From Maine to Virginia – Everyone has highway tolls – Why not Connecticut? It’s Time

Copyright © 2017, Hartford Courant

Editorial: Connecticut Really Does Need Tolls

Connecticut has held out for too long against highway tolls. This state's roads are among the most heavily traveled in the nation. Yet Connecticut stubbornly resists doing what all other coastal states from Maine to North Carolina have done — install tolls. With toll revenue, this state could start to fix its crumbling roads and bridges.

State legislators will try again this year with a toll bill. But year after year, such bills have died in the General Assembly. That once made sense, when tolls were thought to be a hazard, but no longer.
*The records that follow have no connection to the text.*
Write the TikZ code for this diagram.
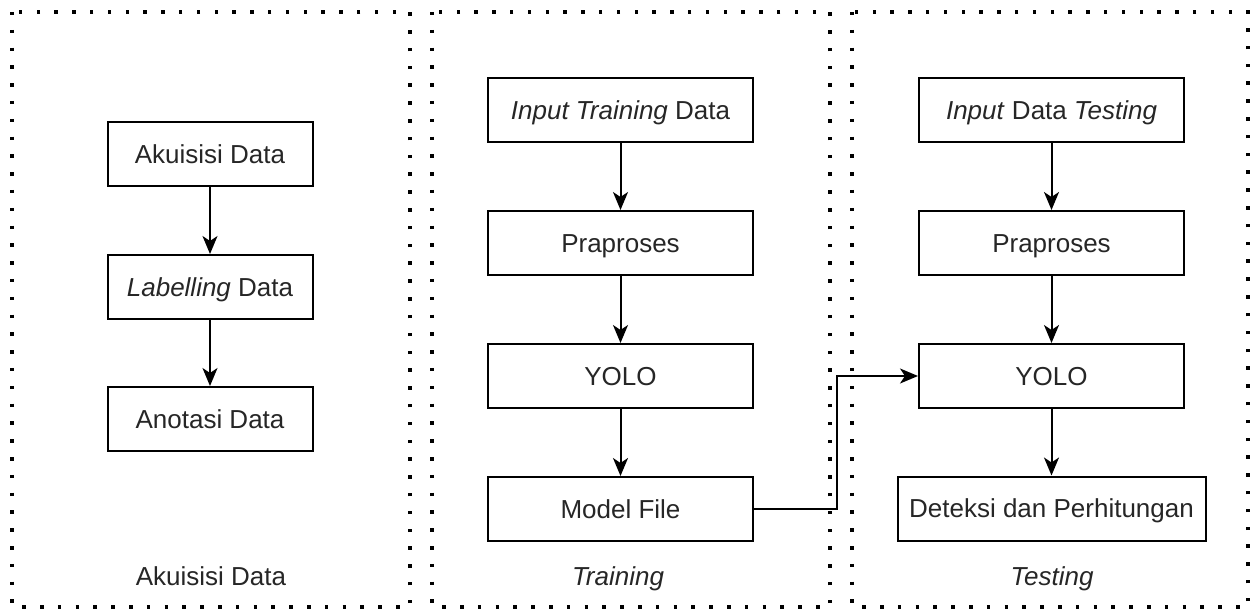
\documentclass[tikz,border=0pt]{standalone}
\usepackage{fontspec}
\setmainfont{Liberation Sans}
\usetikzlibrary{arrows.meta}
\begin{document}
\begin{tikzpicture}[x=1pt,y=-1pt,
  panel/.style={line width=3.5pt, line cap=butt, dash pattern=on 3.5pt off 14.3pt},
  txt/.style={font=\fontsize{26}{30}\selectfont, text=black!85, text height=18.6pt, text depth=0pt, inner sep=0pt},
  box/.style={txt, draw, line width=2pt, minimum height=64pt},
  flow/.style={-{Stealth[length=18pt,width=15pt,inset=5pt]}, line width=2pt}]
\useasboundingbox (0,0) rectangle (1250,609);

% three dotted stage frames
\draw[panel] (12,12) rectangle (410,607);
\draw[panel] (432,12) rectangle (830,607);
\draw[panel] (852,12) rectangle (1248,607);

% stage 1: data acquisition
\node[box, minimum width=205pt] (aku) at (210,154.5) {Akuisisi Data};
\node[box, minimum width=205pt] (lab) at (210,287) {\textit{Labelling} Data};
\node[box, minimum width=205pt] (ano) at (210,419) {Anotasi Data};
\node[txt] (cap1) at (211,576) {Akuisisi Data};

% stage 2: training
\node[box, minimum width=265pt] (intr) at (620.5,110) {\textit{Input Training} Data};
\node[box, minimum width=265pt] (pra2) at (620.5,243) {Praproses};
\node[box, minimum width=265pt] (yolo2) at (620.5,376) {YOLO};
\node[box, minimum width=265pt] (mf) at (620.5,509) {Model File};
\node[txt] (cap2) at (618,576) {\textit{Training}};

% stage 3: testing
\node[box, minimum width=265pt] (inte) at (1051.5,110) {\textit{Input} Data \textit{Testing}};
\node[box, minimum width=265pt] (pra3) at (1051.5,243) {Praproses};
\node[box, minimum width=265pt] (yolo3) at (1051.5,376) {YOLO};
\node[box, minimum width=308pt] (det) at (1051.5,508.5) {Deteksi dan Perhitungan};
\node[txt] (cap3) at (1052,576) {\textit{Testing}};

% flow arrows
\draw[flow] (aku) -- (lab);
\draw[flow] (lab) -- (ano);
\draw[flow] (intr) -- (pra2);
\draw[flow] (pra2) -- (yolo2);
\draw[flow] (yolo2) -- (mf);
\draw[flow] (inte) -- (pra3);
\draw[flow] (pra3) -- (yolo3);
\draw[flow] (yolo3) -- (det);

% trained model feeds the testing detector
\coordinate (bend) at (837,509);
\draw[flow] (mf.east) -- (bend) |- (yolo3.west);
\end{tikzpicture}
\end{document}
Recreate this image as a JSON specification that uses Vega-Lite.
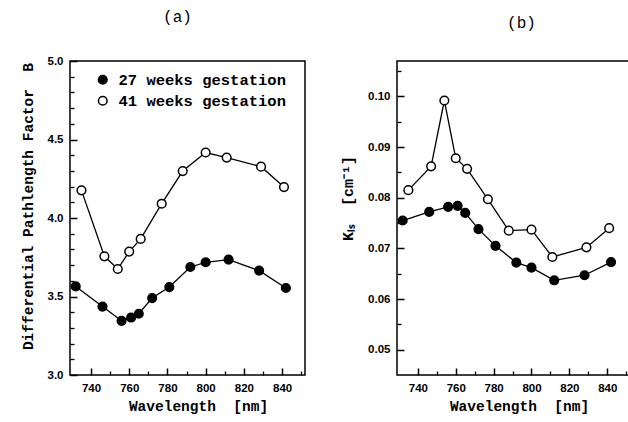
{
  "$schema": "https://vega.github.io/schema/vega-lite/v6.json",
  "background": "white",
  "padding": {"left": 19, "top": 8, "right": 0, "bottom": 0},
  "spacing": 92,
  "bounds": "flush",
  "config": {
    "view": {"stroke": "black", "strokeWidth": 1.5},
    "axis": {
      "grid": false, "domain": false, "ticks": true, "tickOpacity": 1,
      "tickColor": "black", "tickWidth": 1.4,
      "labelColor": "black", "labelFont": "Liberation Sans", "labelFontWeight": "bold", "labelFontSize": 11.5,
      "titleFont": "Liberation Mono", "titleFontWeight": "bold", "titleFontSize": 14.5, "titleColor": "black"
    },
    "title": {"font": "Liberation Mono", "fontSize": 16, "fontWeight": "normal", "color": "black", "anchor": "middle"}
  },
  "datasets": {
    "dpf": [
      {"wavelength": 732, "value": 3.564, "group": "27 weeks gestation"},
      {"wavelength": 746, "value": 3.436, "group": "27 weeks gestation"},
      {"wavelength": 756, "value": 3.345, "group": "27 weeks gestation"},
      {"wavelength": 761, "value": 3.366, "group": "27 weeks gestation"},
      {"wavelength": 765, "value": 3.390, "group": "27 weeks gestation"},
      {"wavelength": 772, "value": 3.490, "group": "27 weeks gestation"},
      {"wavelength": 781, "value": 3.560, "group": "27 weeks gestation"},
      {"wavelength": 792, "value": 3.688, "group": "27 weeks gestation"},
      {"wavelength": 800, "value": 3.718, "group": "27 weeks gestation"},
      {"wavelength": 812, "value": 3.735, "group": "27 weeks gestation"},
      {"wavelength": 828, "value": 3.665, "group": "27 weeks gestation"},
      {"wavelength": 842, "value": 3.554, "group": "27 weeks gestation"},
      {"wavelength": 735, "value": 4.176, "group": "41 weeks gestation"},
      {"wavelength": 747, "value": 3.756, "group": "41 weeks gestation"},
      {"wavelength": 754, "value": 3.675, "group": "41 weeks gestation"},
      {"wavelength": 760, "value": 3.786, "group": "41 weeks gestation"},
      {"wavelength": 766, "value": 3.867, "group": "41 weeks gestation"},
      {"wavelength": 777, "value": 4.091, "group": "41 weeks gestation"},
      {"wavelength": 788, "value": 4.299, "group": "41 weeks gestation"},
      {"wavelength": 800, "value": 4.417, "group": "41 weeks gestation"},
      {"wavelength": 811, "value": 4.385, "group": "41 weeks gestation"},
      {"wavelength": 829, "value": 4.327, "group": "41 weeks gestation"},
      {"wavelength": 841, "value": 4.197, "group": "41 weeks gestation"}
    ],
    "kls": [
      {"wavelength": 732, "value": 0.0755, "group": "27 weeks gestation"},
      {"wavelength": 746, "value": 0.0772, "group": "27 weeks gestation"},
      {"wavelength": 756, "value": 0.0782, "group": "27 weeks gestation"},
      {"wavelength": 761, "value": 0.0784, "group": "27 weeks gestation"},
      {"wavelength": 765, "value": 0.0770, "group": "27 weeks gestation"},
      {"wavelength": 772, "value": 0.0738, "group": "27 weeks gestation"},
      {"wavelength": 781, "value": 0.0705, "group": "27 weeks gestation"},
      {"wavelength": 792, "value": 0.0672, "group": "27 weeks gestation"},
      {"wavelength": 800, "value": 0.0662, "group": "27 weeks gestation"},
      {"wavelength": 812, "value": 0.0637, "group": "27 weeks gestation"},
      {"wavelength": 828, "value": 0.0647, "group": "27 weeks gestation"},
      {"wavelength": 842, "value": 0.0673, "group": "27 weeks gestation"},
      {"wavelength": 735, "value": 0.0815, "group": "41 weeks gestation"},
      {"wavelength": 747, "value": 0.0862, "group": "41 weeks gestation"},
      {"wavelength": 754, "value": 0.0992, "group": "41 weeks gestation"},
      {"wavelength": 760, "value": 0.0878, "group": "41 weeks gestation"},
      {"wavelength": 766, "value": 0.0857, "group": "41 weeks gestation"},
      {"wavelength": 777, "value": 0.0797, "group": "41 weeks gestation"},
      {"wavelength": 788, "value": 0.0735, "group": "41 weeks gestation"},
      {"wavelength": 800, "value": 0.0737, "group": "41 weeks gestation"},
      {"wavelength": 811, "value": 0.0683, "group": "41 weeks gestation"},
      {"wavelength": 829, "value": 0.0702, "group": "41 weeks gestation"},
      {"wavelength": 841, "value": 0.0740, "group": "41 weeks gestation"}
    ]
  },
  "resolve": {"legend": {"fill": "independent"}, "scale": {"x": "independent", "y": "independent"}},
  "hconcat": [
    {
      "width": 235, "height": 314,
      "title": {"text": "(a)", "offset": 30, "dx": -10},
      "data": {"name": "dpf"},
      "resolve": {"axis": {"x": "independent", "y": "independent"}},
      "layer": [
        {"mark": {"type": "line", "color": "black", "strokeWidth": 1.3},
         "encoding": {
           "x": {"field": "wavelength", "type": "quantitative",
             "scale": {"domain": [729, 852], "nice": false, "zero": false},
             "axis": {"orient": "bottom", "title": "Wavelength\u00a0\u00a0[nm]", "values": [740, 760, 780, 800, 820, 840],
               "ticks": true, "tickColor": "black", "tickWidth": 1.5, "zindex": 2,
               "offset": -7, "tickSize": 7, "labelPadding": 7, "titlePadding": 6, "titleX": 128}},
           "y": {"field": "value", "type": "quantitative",
             "scale": {"domain": [3, 5], "nice": false, "zero": false},
             "axis": {"orient": "left", "title": "Differential Pathlength Factor\u00a0\u00a0B", "format": ".1f",
               "ticks": true, "tickColor": "black", "tickWidth": 1.5, "zindex": 2,
               "values": [3.0, 3.5, 4.0, 4.5, 5.0], "offset": -7, "tickSize": 7, "labelPadding": 7, "titlePadding": 12, "titleY": 145}},
           "detail": {"field": "group"}}},
        {"mark": {"type": "circle", "size": 75, "stroke": "black", "strokeWidth": 1.5, "opacity": 1},
         "encoding": {
           "x": {"field": "wavelength", "type": "quantitative",
             "axis": {"orient": "bottom", "title": null, "labels": false, "zindex": 2,
               "ticks": true, "tickColor": "black", "tickWidth": 1.3,
               "values": [750, 770, 790, 810, 830, 850], "offset": -4, "tickSize": 4}},
           "y": {"field": "value", "type": "quantitative",
             "axis": {"orient": "left", "title": null, "labels": false, "zindex": 2,
               "ticks": true, "tickColor": "black", "tickWidth": 1.3,
               "values": [3.1, 3.2, 3.3, 3.4, 3.6, 3.7, 3.8, 3.9, 4.1, 4.2, 4.3, 4.4, 4.6, 4.7, 4.8, 4.9], "offset": -4, "tickSize": 4}},
           "fill": {"field": "group", "type": "nominal",
            "scale": {"domain": ["27 weeks gestation", "41 weeks gestation"], "range": ["black", "white"]},
            "legend": {"title": null, "orient": "none", "legendX": 25, "legendY": 11,
              "labelFont": "Liberation Mono", "labelFontWeight": "bold", "labelFontSize": 15.5, "labelColor": "black",
              "labelLimit": 400,
              "symbolType": "circle", "symbolSize": 75, "symbolStrokeColor": "black", "symbolStrokeWidth": 1.5,
              "symbolOpacity": 1, "rowPadding": 4, "labelOffset": 8}}}}
      ]
    },
    {
      "width": 233, "height": 314,
      "title": {"text": "(b)", "offset": 30, "dx": 8},
      "data": {"name": "kls"},
      "resolve": {"axis": {"x": "independent", "y": "independent"}},
      "layer": [
        {"mark": {"type": "line", "color": "black", "strokeWidth": 1.3},
         "encoding": {
           "x": {"field": "wavelength", "type": "quantitative",
             "scale": {"domain": [729, 852], "nice": false, "zero": false},
             "axis": {"orient": "bottom", "title": "Wavelength\u00a0\u00a0[nm]", "values": [740, 760, 780, 800, 820, 840],
               "ticks": true, "tickColor": "black", "tickWidth": 1.5, "zindex": 2,
               "offset": -7, "tickSize": 7, "labelPadding": 7, "titlePadding": 6, "titleX": 122}},
           "y": {"field": "value", "type": "quantitative",
             "scale": {"domain": [0.045, 0.107], "nice": false, "zero": false},
             "axis": {"orient": "left", "title": "Kₗₛ\u00a0\u00a0[cm⁻¹]", "format": ".2f", "titleFontSize": 15,
               "ticks": true, "tickColor": "black", "tickWidth": 1.5, "zindex": 2,
               "values": [0.05, 0.06, 0.07, 0.08, 0.09, 0.1], "offset": -7, "tickSize": 7, "labelPadding": 7, "titlePadding": 12, "titleY": 137}},
           "detail": {"field": "group"}}},
        {"mark": {"type": "circle", "size": 75, "stroke": "black", "strokeWidth": 1.5, "opacity": 1},
         "encoding": {
           "x": {"field": "wavelength", "type": "quantitative",
             "axis": {"orient": "bottom", "title": null, "labels": false, "zindex": 2,
               "ticks": true, "tickColor": "black", "tickWidth": 1.3,
               "values": [750, 770, 790, 810, 830, 850], "offset": -4, "tickSize": 4}},
           "y": {"field": "value", "type": "quantitative",
             "axis": {"orient": "left", "title": null, "labels": false, "zindex": 2,
               "ticks": true, "tickColor": "black", "tickWidth": 1.3,
               "values": [0.055, 0.065, 0.075, 0.085, 0.095, 0.105], "offset": -4, "tickSize": 4}},
           "fill": {"field": "group", "type": "nominal",
            "scale": {"domain": ["27 weeks gestation", "41 weeks gestation"], "range": ["black", "white"]},
            "legend": null}}}
      ]
    }
  ]
}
Tolls Are No Longer A Danger

Political opponents, mostly from Connecticut's rich Fairfield County (the one county that can certainly afford tolls), insist they are a danger. They point to the horrific 1983 Stratford toll plaza crash that killed seven people. Within two years of that crash, there were no tollbooths left in the state.

But the danger of a truck crashing into cars standing in a pay lane is vanishing with open-road tolling in Massachusetts, New York and other states.

Manned tollbooths are a thing of the past on the Mass Pike. They've been replaced by beams over highways that are equipped with scanners. They can collect fares electronically or photograph license plates and mail the bill to the car's owner. Cars can zip through without stopping. That's not only safer, but it cuts back on harmful emissions.